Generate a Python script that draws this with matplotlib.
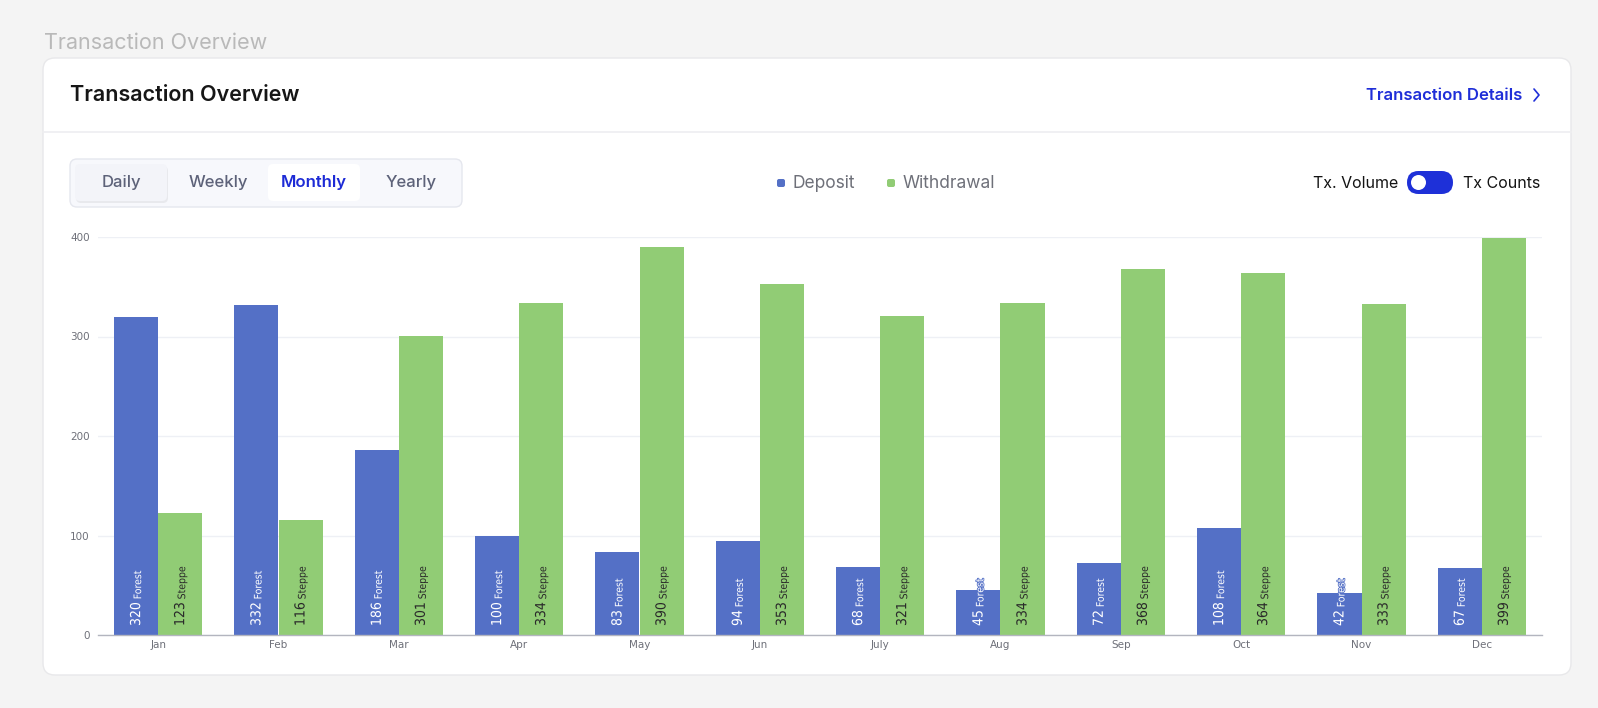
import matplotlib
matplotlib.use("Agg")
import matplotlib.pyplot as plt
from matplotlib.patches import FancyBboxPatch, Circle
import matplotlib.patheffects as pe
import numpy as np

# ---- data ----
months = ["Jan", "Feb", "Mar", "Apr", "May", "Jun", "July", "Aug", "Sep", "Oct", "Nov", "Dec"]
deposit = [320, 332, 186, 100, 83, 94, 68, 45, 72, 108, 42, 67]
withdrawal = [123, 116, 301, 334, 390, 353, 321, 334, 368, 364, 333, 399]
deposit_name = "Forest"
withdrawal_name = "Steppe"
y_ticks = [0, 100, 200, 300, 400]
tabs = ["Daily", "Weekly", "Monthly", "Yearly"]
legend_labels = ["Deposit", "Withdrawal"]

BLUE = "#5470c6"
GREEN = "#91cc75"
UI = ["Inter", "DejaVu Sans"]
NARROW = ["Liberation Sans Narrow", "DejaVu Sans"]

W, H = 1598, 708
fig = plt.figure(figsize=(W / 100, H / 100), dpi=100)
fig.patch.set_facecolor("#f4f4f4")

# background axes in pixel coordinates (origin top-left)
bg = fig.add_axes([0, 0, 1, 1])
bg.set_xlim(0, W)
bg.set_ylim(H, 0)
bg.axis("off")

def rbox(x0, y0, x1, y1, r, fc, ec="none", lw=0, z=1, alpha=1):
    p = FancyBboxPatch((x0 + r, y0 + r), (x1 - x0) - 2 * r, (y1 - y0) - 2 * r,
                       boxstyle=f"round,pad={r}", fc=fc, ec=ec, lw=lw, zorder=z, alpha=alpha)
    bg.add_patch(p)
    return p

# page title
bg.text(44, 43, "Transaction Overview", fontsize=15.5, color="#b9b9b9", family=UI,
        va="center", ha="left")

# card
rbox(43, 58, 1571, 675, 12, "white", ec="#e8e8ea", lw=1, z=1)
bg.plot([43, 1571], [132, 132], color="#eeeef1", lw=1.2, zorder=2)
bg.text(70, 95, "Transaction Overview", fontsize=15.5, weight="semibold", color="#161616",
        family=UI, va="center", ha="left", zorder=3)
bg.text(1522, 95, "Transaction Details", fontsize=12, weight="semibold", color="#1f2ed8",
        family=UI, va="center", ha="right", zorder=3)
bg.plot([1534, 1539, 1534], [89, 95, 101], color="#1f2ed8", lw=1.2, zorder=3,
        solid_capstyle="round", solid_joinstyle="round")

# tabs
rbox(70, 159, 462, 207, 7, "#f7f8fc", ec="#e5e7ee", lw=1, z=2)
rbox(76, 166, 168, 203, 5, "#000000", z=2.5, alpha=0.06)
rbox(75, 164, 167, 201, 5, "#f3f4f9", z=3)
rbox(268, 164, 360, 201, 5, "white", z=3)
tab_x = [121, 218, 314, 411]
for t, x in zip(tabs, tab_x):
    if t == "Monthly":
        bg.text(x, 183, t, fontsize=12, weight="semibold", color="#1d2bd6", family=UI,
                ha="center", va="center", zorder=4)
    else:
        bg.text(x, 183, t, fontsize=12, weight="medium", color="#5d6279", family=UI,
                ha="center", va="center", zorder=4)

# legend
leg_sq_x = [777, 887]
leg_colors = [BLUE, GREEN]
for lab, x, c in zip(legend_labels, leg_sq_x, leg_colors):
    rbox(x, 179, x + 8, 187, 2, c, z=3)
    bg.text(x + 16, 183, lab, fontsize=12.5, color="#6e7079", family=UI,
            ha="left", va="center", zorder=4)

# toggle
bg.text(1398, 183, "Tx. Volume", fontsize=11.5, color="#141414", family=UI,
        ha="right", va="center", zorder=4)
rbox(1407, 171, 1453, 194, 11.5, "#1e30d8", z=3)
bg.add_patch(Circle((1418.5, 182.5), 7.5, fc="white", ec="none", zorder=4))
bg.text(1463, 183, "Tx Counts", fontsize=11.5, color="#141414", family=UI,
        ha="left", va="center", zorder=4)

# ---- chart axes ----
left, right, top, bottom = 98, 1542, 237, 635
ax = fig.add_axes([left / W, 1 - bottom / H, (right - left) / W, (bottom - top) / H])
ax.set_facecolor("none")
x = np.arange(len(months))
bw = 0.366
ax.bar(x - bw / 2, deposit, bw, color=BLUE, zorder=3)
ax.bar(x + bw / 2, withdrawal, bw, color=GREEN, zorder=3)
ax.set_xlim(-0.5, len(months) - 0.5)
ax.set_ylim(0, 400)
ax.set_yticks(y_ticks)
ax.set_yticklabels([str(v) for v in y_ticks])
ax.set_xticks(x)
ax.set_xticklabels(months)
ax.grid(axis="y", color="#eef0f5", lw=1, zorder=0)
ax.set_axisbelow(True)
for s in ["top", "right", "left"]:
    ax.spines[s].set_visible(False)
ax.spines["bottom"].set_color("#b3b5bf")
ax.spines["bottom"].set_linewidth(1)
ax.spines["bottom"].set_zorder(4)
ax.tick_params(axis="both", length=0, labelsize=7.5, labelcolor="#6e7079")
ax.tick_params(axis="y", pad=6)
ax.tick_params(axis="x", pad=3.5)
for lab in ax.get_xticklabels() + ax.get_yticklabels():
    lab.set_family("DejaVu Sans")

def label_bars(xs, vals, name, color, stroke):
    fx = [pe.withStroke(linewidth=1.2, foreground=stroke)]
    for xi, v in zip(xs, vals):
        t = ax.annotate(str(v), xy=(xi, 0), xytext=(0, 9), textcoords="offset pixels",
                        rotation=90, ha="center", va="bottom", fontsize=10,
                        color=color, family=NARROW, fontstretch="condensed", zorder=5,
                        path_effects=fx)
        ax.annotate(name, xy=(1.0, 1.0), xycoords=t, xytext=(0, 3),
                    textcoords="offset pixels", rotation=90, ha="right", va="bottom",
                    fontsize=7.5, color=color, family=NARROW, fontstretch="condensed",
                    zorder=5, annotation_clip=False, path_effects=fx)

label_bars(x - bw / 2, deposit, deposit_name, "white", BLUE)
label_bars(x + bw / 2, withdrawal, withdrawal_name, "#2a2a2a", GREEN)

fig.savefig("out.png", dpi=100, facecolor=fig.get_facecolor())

TASK :: Leave the pictures out and please restate exactly the lines running from the start of the material through the one with "import numpy as np".

RESULT ::
Generate a Python script that draws this with matplotlib.
import matplotlib
matplotlib.use("Agg")
import matplotlib.pyplot as plt
from matplotlib.patches import FancyBboxPatch, Circle
import matplotlib.patheffects as pe
import numpy as np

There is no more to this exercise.